*SUPPLIED MATERIAL*.
[BEGIN]

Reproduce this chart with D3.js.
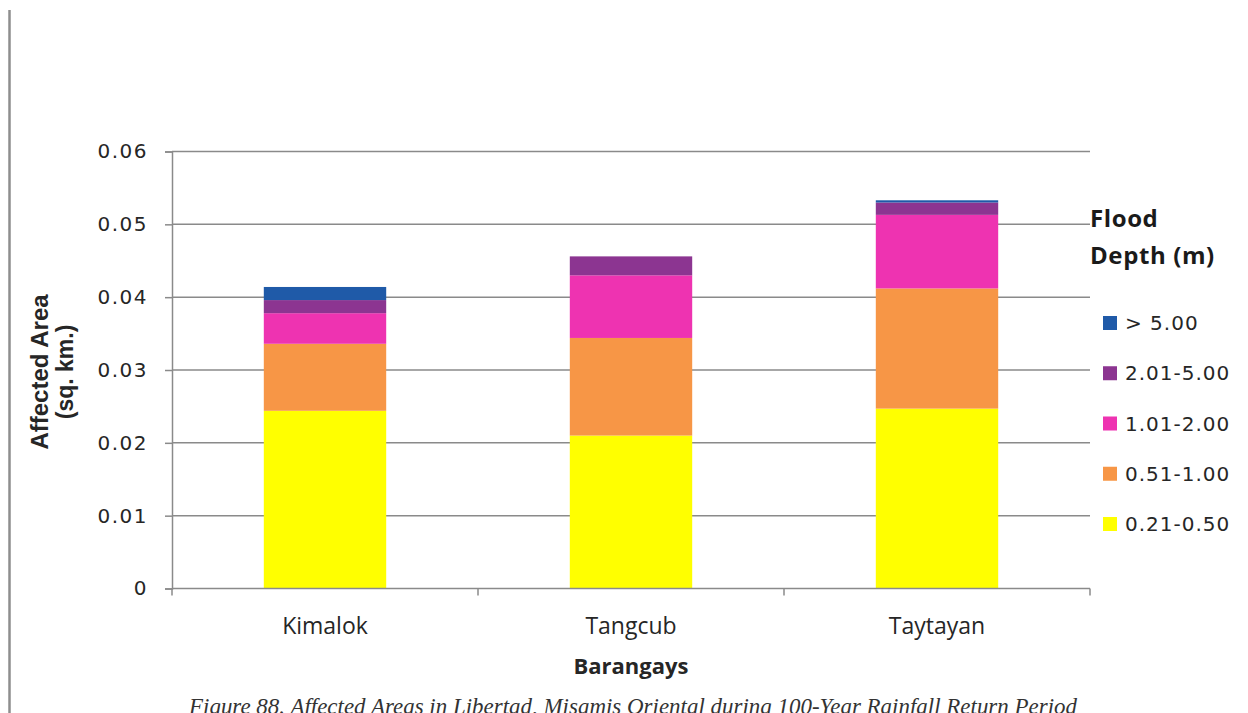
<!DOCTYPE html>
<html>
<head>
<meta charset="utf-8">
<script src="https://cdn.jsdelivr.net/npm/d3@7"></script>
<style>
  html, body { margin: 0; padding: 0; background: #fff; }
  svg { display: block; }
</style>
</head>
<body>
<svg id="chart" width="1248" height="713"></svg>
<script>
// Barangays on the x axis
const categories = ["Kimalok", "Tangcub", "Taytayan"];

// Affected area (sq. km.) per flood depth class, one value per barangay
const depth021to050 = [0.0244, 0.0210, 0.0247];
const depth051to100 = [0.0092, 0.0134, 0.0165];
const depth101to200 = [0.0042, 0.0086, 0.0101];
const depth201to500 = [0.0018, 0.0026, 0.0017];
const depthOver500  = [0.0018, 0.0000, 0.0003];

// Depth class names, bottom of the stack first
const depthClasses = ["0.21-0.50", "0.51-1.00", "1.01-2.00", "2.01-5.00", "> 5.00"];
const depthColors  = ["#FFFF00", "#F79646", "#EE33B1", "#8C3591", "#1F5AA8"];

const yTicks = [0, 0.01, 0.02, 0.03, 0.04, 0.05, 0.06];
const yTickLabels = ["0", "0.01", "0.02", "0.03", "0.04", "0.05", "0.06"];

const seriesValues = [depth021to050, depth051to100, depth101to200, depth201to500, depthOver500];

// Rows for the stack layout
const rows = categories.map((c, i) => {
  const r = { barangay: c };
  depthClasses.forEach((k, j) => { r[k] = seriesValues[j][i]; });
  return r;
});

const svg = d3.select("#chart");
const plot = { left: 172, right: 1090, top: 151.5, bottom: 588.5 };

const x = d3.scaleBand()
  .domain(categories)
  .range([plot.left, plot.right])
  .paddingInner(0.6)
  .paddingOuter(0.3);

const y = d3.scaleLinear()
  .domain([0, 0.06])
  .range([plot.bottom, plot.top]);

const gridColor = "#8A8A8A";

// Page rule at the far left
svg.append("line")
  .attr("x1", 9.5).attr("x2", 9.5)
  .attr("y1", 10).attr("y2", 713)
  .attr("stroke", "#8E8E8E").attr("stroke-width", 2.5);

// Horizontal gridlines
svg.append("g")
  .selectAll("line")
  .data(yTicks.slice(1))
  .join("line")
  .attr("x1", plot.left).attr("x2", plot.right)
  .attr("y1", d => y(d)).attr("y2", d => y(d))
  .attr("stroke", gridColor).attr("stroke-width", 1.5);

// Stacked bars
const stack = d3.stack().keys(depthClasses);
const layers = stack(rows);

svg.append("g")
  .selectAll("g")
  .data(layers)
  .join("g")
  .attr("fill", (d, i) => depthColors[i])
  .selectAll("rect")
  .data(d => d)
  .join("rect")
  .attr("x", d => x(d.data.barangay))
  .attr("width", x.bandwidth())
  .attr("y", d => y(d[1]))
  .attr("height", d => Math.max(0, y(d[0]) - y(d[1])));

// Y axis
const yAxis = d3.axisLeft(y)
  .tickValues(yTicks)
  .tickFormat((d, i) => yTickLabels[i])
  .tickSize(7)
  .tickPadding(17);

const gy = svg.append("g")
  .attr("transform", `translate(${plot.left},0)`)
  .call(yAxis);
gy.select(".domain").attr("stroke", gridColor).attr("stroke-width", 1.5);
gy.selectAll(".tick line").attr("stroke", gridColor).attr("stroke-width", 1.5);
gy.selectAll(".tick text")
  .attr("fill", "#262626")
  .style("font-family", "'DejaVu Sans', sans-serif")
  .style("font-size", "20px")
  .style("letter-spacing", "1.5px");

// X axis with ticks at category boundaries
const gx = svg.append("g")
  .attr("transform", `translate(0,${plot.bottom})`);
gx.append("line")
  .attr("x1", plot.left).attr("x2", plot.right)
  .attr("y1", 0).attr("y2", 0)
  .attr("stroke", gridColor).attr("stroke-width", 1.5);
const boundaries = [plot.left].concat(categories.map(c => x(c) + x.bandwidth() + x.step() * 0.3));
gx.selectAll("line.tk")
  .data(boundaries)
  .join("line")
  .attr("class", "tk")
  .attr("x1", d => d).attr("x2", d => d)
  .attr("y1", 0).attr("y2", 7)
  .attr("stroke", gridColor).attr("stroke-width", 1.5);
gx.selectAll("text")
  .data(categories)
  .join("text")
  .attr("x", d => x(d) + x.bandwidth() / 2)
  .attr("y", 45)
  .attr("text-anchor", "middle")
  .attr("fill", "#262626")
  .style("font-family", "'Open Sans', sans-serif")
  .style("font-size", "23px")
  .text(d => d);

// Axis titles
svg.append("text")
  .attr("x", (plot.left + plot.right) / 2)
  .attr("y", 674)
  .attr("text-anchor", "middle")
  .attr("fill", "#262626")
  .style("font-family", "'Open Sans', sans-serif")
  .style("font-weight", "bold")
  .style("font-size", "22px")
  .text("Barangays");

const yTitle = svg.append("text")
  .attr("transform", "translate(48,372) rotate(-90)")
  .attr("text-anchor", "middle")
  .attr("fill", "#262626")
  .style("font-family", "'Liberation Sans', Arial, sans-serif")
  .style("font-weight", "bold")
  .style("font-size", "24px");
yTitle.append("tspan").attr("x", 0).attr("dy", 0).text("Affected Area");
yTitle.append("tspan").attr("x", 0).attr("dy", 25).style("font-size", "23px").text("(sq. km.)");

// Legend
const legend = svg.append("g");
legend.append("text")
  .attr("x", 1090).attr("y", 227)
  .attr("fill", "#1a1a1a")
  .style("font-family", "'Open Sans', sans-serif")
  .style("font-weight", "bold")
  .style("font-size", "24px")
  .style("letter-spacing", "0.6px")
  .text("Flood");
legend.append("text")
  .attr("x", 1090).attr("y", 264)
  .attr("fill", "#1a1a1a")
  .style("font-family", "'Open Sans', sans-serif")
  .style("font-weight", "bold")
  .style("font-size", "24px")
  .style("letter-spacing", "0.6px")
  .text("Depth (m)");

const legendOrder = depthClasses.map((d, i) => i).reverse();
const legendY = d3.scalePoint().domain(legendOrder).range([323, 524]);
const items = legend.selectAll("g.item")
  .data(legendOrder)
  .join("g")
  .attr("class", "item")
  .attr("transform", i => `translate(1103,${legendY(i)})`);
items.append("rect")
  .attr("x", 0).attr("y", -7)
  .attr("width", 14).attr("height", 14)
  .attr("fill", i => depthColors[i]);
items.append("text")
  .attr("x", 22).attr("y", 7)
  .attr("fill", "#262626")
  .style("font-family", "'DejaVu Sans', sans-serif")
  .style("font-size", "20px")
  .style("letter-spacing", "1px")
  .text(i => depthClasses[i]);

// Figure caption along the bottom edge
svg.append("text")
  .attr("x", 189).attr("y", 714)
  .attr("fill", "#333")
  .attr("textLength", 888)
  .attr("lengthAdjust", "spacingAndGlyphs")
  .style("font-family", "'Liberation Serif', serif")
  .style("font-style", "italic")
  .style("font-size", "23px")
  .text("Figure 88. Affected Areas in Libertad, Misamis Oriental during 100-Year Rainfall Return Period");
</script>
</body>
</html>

[END]
[BEGIN]

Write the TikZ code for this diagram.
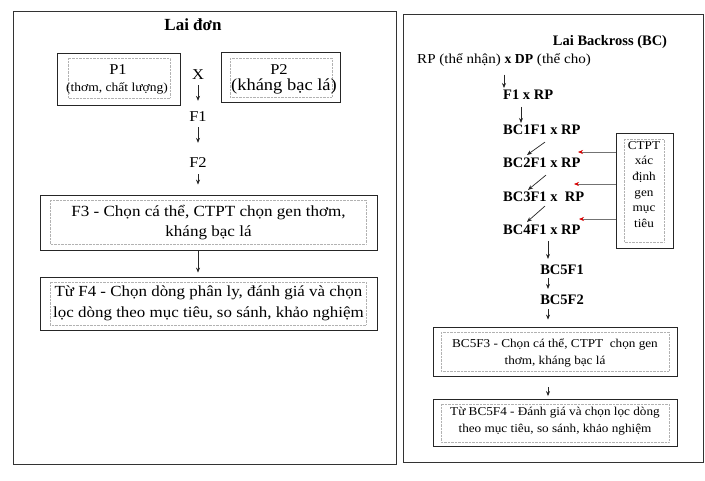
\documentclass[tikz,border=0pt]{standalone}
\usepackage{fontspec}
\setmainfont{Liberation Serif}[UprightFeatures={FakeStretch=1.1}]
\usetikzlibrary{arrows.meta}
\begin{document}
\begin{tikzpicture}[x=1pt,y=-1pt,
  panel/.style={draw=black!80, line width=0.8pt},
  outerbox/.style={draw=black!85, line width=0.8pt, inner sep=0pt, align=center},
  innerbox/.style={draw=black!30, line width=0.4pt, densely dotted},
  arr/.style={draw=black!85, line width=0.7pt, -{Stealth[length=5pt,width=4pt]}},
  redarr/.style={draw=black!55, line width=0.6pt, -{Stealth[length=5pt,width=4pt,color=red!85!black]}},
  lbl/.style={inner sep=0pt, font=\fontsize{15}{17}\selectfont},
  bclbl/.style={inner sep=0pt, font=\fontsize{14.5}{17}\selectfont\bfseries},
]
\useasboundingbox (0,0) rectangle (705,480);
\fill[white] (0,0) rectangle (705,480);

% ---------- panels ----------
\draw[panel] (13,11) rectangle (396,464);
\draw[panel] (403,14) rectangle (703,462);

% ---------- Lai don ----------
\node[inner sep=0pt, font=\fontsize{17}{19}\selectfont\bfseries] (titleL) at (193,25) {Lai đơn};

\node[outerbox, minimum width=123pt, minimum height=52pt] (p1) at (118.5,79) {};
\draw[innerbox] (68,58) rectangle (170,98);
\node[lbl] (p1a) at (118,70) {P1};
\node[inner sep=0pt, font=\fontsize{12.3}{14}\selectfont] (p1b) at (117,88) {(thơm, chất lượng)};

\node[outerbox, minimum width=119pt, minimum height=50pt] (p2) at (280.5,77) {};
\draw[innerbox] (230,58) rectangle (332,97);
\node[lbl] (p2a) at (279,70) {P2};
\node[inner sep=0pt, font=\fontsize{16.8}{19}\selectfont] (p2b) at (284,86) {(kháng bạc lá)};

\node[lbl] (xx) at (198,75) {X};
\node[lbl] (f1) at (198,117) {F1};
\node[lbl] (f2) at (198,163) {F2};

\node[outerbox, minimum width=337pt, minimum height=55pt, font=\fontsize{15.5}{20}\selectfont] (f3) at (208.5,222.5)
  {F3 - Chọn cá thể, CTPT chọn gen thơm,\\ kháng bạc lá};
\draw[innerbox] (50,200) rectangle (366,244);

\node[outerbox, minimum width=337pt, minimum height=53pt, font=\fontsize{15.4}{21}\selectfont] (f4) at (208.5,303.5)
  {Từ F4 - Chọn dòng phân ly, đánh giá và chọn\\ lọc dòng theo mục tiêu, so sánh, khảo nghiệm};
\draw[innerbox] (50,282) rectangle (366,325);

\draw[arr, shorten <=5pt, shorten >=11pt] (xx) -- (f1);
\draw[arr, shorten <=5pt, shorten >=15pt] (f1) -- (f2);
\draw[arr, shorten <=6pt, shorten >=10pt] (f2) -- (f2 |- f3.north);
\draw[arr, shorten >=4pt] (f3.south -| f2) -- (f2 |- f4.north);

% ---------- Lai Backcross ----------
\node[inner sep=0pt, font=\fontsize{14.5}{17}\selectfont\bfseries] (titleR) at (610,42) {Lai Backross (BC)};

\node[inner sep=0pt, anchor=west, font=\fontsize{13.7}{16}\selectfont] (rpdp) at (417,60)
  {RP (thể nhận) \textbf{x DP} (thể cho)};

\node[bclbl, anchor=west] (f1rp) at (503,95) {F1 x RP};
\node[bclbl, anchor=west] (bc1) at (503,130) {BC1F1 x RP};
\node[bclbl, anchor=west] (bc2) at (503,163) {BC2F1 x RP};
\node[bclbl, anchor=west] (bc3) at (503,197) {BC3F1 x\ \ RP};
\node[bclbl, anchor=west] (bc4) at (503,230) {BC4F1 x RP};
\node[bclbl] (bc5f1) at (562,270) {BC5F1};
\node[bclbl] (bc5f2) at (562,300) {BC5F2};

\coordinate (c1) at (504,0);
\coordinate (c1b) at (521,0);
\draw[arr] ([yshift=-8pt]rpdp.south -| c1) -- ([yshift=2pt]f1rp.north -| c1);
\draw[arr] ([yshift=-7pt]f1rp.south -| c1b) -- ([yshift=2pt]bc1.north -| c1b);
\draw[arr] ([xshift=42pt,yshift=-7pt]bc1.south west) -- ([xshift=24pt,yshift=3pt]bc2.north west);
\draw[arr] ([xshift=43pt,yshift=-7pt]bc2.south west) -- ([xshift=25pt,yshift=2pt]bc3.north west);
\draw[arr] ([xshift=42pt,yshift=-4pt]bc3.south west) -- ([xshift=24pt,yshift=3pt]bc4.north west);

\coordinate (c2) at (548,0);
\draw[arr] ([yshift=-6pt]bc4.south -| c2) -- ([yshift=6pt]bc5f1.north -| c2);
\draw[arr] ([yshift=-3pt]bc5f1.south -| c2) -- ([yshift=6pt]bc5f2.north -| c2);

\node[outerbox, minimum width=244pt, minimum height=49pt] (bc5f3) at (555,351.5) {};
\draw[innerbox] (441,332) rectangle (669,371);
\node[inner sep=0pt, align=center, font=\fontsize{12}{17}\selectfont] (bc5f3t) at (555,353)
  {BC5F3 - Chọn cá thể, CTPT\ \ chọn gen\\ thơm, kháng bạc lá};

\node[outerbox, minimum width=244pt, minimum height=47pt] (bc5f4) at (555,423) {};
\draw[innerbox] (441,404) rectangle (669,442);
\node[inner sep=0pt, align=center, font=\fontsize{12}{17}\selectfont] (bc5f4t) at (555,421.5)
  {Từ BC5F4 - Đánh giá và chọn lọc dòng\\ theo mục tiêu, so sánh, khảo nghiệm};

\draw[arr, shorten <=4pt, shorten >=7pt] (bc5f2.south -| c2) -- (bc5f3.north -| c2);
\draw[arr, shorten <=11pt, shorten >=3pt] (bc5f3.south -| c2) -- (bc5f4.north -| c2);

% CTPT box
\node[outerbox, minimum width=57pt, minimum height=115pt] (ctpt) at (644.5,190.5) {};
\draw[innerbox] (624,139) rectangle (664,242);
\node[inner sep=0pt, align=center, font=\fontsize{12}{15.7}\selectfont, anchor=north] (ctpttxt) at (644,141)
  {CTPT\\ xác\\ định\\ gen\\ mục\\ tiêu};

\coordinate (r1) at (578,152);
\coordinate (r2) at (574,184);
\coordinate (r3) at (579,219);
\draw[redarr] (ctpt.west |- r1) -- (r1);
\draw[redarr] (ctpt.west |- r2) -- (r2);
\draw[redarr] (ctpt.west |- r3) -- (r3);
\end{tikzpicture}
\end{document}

[END]
[BEGIN]

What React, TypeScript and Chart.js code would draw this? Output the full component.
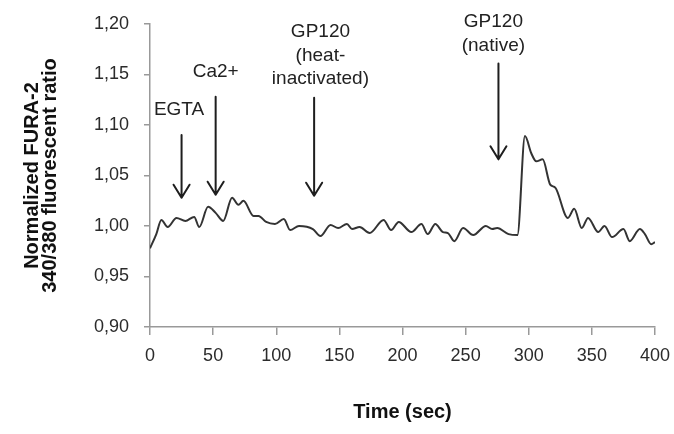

[END]

*WRITTEN REQUEST*.
Above are records; repeat only the lines from the line with "Write the TikZ code for this diagram." through the line with "(50,200) rectangle (366,244);", and leave pictures out.

*EXERCISE ANSWER*.
Write the TikZ code for this diagram.
\documentclass[tikz,border=0pt]{standalone}
\usepackage{fontspec}
\setmainfont{Liberation Serif}[UprightFeatures={FakeStretch=1.1}]
\usetikzlibrary{arrows.meta}
\begin{document}
\begin{tikzpicture}[x=1pt,y=-1pt,
  panel/.style={draw=black!80, line width=0.8pt},
  outerbox/.style={draw=black!85, line width=0.8pt, inner sep=0pt, align=center},
  innerbox/.style={draw=black!30, line width=0.4pt, densely dotted},
  arr/.style={draw=black!85, line width=0.7pt, -{Stealth[length=5pt,width=4pt]}},
  redarr/.style={draw=black!55, line width=0.6pt, -{Stealth[length=5pt,width=4pt,color=red!85!black]}},
  lbl/.style={inner sep=0pt, font=\fontsize{15}{17}\selectfont},
  bclbl/.style={inner sep=0pt, font=\fontsize{14.5}{17}\selectfont\bfseries},
]
\useasboundingbox (0,0) rectangle (705,480);
\fill[white] (0,0) rectangle (705,480);

% ---------- panels ----------
\draw[panel] (13,11) rectangle (396,464);
\draw[panel] (403,14) rectangle (703,462);

% ---------- Lai don ----------
\node[inner sep=0pt, font=\fontsize{17}{19}\selectfont\bfseries] (titleL) at (193,25) {Lai đơn};

\node[outerbox, minimum width=123pt, minimum height=52pt] (p1) at (118.5,79) {};
\draw[innerbox] (68,58) rectangle (170,98);
\node[lbl] (p1a) at (118,70) {P1};
\node[inner sep=0pt, font=\fontsize{12.3}{14}\selectfont] (p1b) at (117,88) {(thơm, chất lượng)};

\node[outerbox, minimum width=119pt, minimum height=50pt] (p2) at (280.5,77) {};
\draw[innerbox] (230,58) rectangle (332,97);
\node[lbl] (p2a) at (279,70) {P2};
\node[inner sep=0pt, font=\fontsize{16.8}{19}\selectfont] (p2b) at (284,86) {(kháng bạc lá)};

\node[lbl] (xx) at (198,75) {X};
\node[lbl] (f1) at (198,117) {F1};
\node[lbl] (f2) at (198,163) {F2};

\node[outerbox, minimum width=337pt, minimum height=55pt, font=\fontsize{15.5}{20}\selectfont] (f3) at (208.5,222.5)
  {F3 - Chọn cá thể, CTPT chọn gen thơm,\\ kháng bạc lá};
\draw[innerbox] (50,200) rectangle (366,244);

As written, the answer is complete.